Aim: Take the lines from the top down to and including the one with "130, 140, 150];" and repeat them exactly. Omit images.

Data:
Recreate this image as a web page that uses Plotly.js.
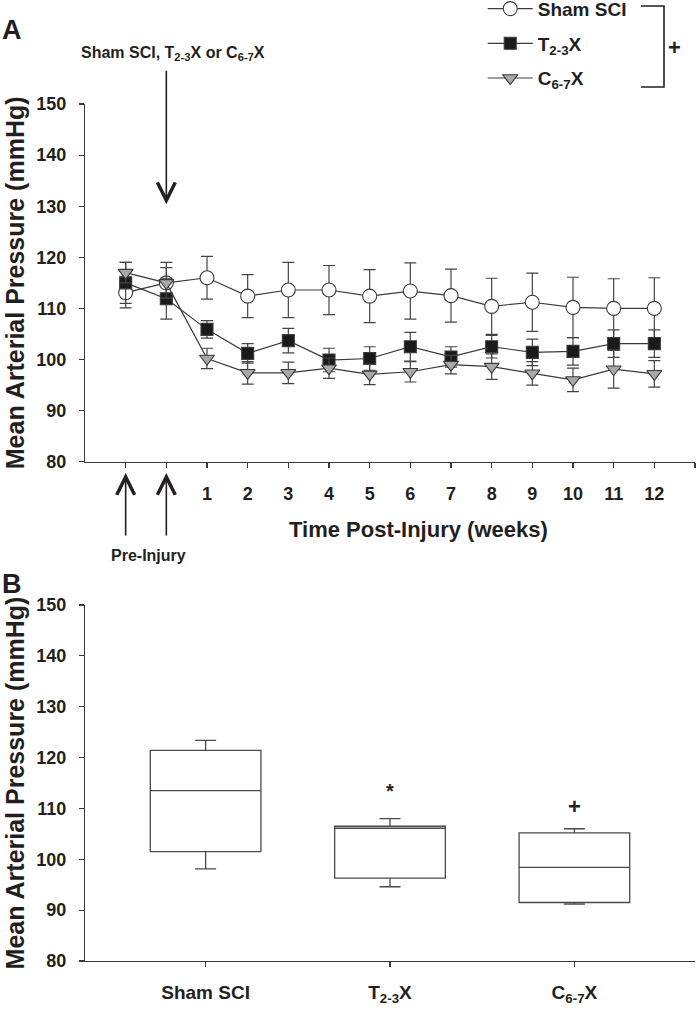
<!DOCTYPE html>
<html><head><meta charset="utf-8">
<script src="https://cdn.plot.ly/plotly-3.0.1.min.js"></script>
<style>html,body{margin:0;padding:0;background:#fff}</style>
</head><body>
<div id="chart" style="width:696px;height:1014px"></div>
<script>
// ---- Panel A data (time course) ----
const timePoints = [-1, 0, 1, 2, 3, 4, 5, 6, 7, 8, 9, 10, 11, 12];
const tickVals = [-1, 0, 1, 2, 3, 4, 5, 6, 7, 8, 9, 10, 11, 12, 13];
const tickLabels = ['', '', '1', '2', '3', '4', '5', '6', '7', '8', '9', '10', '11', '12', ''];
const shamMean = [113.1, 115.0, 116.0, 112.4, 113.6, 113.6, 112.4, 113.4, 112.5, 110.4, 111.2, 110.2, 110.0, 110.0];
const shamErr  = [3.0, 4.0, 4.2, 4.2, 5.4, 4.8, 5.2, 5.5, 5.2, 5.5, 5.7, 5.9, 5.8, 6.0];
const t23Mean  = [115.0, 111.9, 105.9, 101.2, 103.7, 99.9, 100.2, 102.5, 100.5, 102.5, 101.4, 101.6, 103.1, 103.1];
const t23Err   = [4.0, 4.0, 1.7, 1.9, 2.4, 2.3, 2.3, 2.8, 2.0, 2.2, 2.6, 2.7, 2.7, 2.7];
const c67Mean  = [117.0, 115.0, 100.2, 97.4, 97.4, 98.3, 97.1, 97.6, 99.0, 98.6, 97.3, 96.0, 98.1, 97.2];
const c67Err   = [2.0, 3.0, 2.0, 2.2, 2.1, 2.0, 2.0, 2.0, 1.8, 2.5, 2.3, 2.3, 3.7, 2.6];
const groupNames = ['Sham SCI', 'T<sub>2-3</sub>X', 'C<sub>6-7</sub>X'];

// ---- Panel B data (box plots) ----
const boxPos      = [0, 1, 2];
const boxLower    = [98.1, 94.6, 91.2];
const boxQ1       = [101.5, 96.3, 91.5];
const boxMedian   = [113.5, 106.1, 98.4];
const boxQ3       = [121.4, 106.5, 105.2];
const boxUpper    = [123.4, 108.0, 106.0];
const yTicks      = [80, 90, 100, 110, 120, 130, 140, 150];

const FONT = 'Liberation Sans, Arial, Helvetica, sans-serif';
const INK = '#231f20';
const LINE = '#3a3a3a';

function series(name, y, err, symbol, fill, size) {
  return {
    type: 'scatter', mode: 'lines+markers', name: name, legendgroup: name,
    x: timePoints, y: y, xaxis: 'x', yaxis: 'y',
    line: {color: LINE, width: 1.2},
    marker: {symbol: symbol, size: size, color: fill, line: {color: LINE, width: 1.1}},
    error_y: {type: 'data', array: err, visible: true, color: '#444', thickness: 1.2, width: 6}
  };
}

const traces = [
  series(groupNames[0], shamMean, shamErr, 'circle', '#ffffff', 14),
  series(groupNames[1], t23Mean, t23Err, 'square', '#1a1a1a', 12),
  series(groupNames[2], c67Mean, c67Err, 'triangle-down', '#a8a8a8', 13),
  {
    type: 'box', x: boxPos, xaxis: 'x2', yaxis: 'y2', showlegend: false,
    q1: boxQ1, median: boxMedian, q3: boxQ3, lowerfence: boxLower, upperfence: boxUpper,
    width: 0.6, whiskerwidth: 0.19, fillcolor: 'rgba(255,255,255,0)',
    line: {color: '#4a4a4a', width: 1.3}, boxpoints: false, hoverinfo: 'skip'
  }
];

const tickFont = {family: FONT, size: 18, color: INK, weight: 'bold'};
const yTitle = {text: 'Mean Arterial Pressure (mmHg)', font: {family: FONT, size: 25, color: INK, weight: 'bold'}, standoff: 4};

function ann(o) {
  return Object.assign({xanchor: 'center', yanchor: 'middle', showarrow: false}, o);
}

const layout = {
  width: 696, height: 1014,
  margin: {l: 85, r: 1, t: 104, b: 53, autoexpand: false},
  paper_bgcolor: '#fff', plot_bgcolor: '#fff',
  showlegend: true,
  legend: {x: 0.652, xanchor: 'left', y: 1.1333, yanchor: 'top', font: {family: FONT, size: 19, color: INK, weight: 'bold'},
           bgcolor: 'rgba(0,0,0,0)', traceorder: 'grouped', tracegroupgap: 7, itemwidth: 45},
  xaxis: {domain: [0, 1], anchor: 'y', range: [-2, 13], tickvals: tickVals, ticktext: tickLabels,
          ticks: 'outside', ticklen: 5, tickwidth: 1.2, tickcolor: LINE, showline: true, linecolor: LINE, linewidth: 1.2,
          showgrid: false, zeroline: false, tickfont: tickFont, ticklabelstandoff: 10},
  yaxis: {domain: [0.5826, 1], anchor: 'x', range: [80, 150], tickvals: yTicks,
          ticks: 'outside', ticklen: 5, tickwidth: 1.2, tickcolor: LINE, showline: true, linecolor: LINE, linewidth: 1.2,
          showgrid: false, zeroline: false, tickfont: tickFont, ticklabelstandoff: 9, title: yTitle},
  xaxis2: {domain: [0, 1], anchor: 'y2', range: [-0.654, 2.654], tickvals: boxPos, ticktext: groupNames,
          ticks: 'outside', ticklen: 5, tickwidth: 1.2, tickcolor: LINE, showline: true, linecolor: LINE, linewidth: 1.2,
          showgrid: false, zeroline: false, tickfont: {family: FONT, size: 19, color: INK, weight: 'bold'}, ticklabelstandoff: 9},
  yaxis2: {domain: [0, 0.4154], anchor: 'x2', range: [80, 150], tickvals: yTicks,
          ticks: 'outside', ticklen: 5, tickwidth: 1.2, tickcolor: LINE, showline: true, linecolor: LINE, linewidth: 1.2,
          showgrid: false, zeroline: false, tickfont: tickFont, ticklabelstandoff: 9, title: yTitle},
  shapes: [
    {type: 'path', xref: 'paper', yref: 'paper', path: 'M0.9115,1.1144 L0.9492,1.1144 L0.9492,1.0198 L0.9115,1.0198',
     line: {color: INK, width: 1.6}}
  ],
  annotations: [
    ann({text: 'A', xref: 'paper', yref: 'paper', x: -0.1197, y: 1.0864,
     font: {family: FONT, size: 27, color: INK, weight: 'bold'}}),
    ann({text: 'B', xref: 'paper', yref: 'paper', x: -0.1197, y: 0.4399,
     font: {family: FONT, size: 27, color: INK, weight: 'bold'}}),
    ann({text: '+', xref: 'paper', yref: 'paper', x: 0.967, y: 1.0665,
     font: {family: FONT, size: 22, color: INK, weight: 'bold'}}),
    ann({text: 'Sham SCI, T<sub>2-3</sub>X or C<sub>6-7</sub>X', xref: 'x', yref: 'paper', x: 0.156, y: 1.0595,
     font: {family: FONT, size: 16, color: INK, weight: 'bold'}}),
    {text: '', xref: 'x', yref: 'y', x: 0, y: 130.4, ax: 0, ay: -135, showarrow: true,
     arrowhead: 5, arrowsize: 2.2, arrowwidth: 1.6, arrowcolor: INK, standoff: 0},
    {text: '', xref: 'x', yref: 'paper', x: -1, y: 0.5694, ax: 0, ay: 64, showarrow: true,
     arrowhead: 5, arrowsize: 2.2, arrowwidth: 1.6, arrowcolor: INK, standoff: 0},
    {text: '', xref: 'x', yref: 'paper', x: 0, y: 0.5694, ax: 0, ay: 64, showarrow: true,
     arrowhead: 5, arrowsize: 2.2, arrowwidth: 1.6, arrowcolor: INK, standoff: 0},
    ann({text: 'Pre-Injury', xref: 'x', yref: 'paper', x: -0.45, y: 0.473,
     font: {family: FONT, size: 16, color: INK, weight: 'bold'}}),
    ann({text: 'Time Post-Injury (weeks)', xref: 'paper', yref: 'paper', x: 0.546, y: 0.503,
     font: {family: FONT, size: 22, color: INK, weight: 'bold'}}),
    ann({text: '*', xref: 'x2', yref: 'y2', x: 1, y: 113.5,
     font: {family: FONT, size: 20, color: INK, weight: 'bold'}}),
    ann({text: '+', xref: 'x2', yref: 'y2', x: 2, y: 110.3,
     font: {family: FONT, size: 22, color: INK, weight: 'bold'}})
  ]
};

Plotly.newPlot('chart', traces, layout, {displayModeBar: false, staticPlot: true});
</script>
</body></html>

Solution for this problem:
Recreate this image as a web page that uses Plotly.js.
<!DOCTYPE html>
<html><head><meta charset="utf-8">
<script src="https://cdn.plot.ly/plotly-3.0.1.min.js"></script>
<style>html,body{margin:0;padding:0;background:#fff}</style>
</head><body>
<div id="chart" style="width:696px;height:1014px"></div>
<script>
// ---- Panel A data (time course) ----
const timePoints = [-1, 0, 1, 2, 3, 4, 5, 6, 7, 8, 9, 10, 11, 12];
const tickVals = [-1, 0, 1, 2, 3, 4, 5, 6, 7, 8, 9, 10, 11, 12, 13];
const tickLabels = ['', '', '1', '2', '3', '4', '5', '6', '7', '8', '9', '10', '11', '12', ''];
const shamMean = [113.1, 115.0, 116.0, 112.4, 113.6, 113.6, 112.4, 113.4, 112.5, 110.4, 111.2, 110.2, 110.0, 110.0];
const shamErr  = [3.0, 4.0, 4.2, 4.2, 5.4, 4.8, 5.2, 5.5, 5.2, 5.5, 5.7, 5.9, 5.8, 6.0];
const t23Mean  = [115.0, 111.9, 105.9, 101.2, 103.7, 99.9, 100.2, 102.5, 100.5, 102.5, 101.4, 101.6, 103.1, 103.1];
const t23Err   = [4.0, 4.0, 1.7, 1.9, 2.4, 2.3, 2.3, 2.8, 2.0, 2.2, 2.6, 2.7, 2.7, 2.7];
const c67Mean  = [117.0, 115.0, 100.2, 97.4, 97.4, 98.3, 97.1, 97.6, 99.0, 98.6, 97.3, 96.0, 98.1, 97.2];
const c67Err   = [2.0, 3.0, 2.0, 2.2, 2.1, 2.0, 2.0, 2.0, 1.8, 2.5, 2.3, 2.3, 3.7, 2.6];
const groupNames = ['Sham SCI', 'T<sub>2-3</sub>X', 'C<sub>6-7</sub>X'];

// ---- Panel B data (box plots) ----
const boxPos      = [0, 1, 2];
const boxLower    = [98.1, 94.6, 91.2];
const boxQ1       = [101.5, 96.3, 91.5];
const boxMedian   = [113.5, 106.1, 98.4];
const boxQ3       = [121.4, 106.5, 105.2];
const boxUpper    = [123.4, 108.0, 106.0];
const yTicks      = [80, 90, 100, 110, 120, 130, 140, 150];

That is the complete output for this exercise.